Nuestro país está plenamente inmerso en un proceso de cambio político. El modelo de democracia formal, que sirvió para superar la sangrienta dictadura franquista, está absolutamente periclitado. Así lo percibe la sociedad. Lo que ocurre es que las transiciones siguen rutas insondables y tienen ritmos impredecibles. No sabemos cuánto durará la agonía. Pero lo que nadie duda es que el sistema político actual está agonizando. Dos datos pueden ayudar a comprender mejor este fenómeno. Ningún español menor de 52 años ha tenido la oportunidad de expresar su opinión sobre la Constitución. La Ley Electoral que se aplica en España es pre-constitucional. Dos piezas claves del sistema son anacronismos inservibles. Las coordenadas sociales son radicalmente diferentes. Es otro tiempo. Todo ha cambiado. Menos la vida política. Algo falla.
Todos los defectos de un sistema notoriamente imperfecto, alumbrado en una coyuntura histórica angustiosa, y practicado durante treinta años sin desarrollar la cultura democrática, han terminado por concentrarse y cristalizar en lo que se ha dado en llamar el “bipartidismo”. Esta perversa versión de la democracia, se fundamenta en reducir la política a la mera gestión de las instituciones dentro de un orden inmutable, establecido por un poder económico omnímodo, omnipresente e incontestable. La nobleza primigenia de la política, entendida como la lucha de ideas por hacer un mundo mejor; ha evolucionado hacia un sórdido combate por el poder, que atiza las más bajas pasiones humanas. El resultado ha sido que la corrupción ha invadido todos los espacios de la vida pública hasta hacerlos insoportables. Nada funciona de acuerdo con unos principios éticos mínimamente exigibles en una sociedad moderna.
Los duros efectos de la crisis económica han destapado una verdad que sólo una minoría se afanaba en denunciar ante el escepticismo generalizado. Los gritos en el desierto, ahora se clavan como punzadas en las conciencias. Frotándose los ojos, la ciudadanía asiste perpleja a la incontenible riada de miserias que nos desborda y apabulla. Y se buscan soluciones de manera improvisada y desordenada. La explosión de movimientos sociales, de todo tipo y condición, son la clara expresión de una voluntad de cambio, tan firme como aún indefinida.

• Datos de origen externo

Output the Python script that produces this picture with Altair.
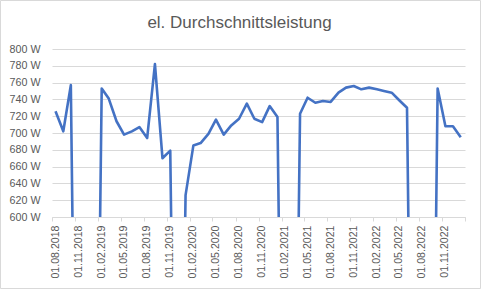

Necesitamos imperiosamente una revolución. Que consiste en recuperar las señas de identidad de la democracia. Eso significa, en esencia, volver a creer en la política. Los ciudadanos tienes el derecho y el deber de participar en la vida pública. Por ello es preciso extinguir el actual sistema de partidos y sustituirlo por otro modelo adaptado a los nuevos tiempos. Empezando por la erradicación de la figura del “político profesional” que tanto ha dañado el concepto de la política. El PP y el PSOE tienen que desaparecer. Deben ser conscientes ambas formaciones política que son fósiles convertidos en un pesado lastre. Sus complejos entramado de intereses, tejidos durante décadas, los inhabilita como factores de cambio. Mientras estas maquinarias de poder, trituradoras de principios y valores, sigan existiendo, será imposible plantearse seriamente una alternativa creíble. Los actuales debates entre PP y PSOE provocan vergüenza ajena. Son como zombis ensimismados en una disputa histérica y estéril, alejados por completo de la ciudadanía.
PP y PSOE actúan como un cepo sobre la conciencia del pueblo. Porque aún conservan un porcentaje de votos muy elevado. Es lógico que así sea. Las revoluciones son lentas porque la vanguardia siempre es minoritaria y la masa muy conservadora. Los sectores más retrógrados e ignorantes de la sociedad, y por tanto los más fácilmente manipulables, se refugian en los partidos “del poder”. Este hecho ralentiza y dificulta el proceso de cambio, pero no lo detiene. Es una cuestión de tiempo. Lo que ocurre es que el tiempo nunca es inocuo. Nos apremia el porvenir para limpiar la vida.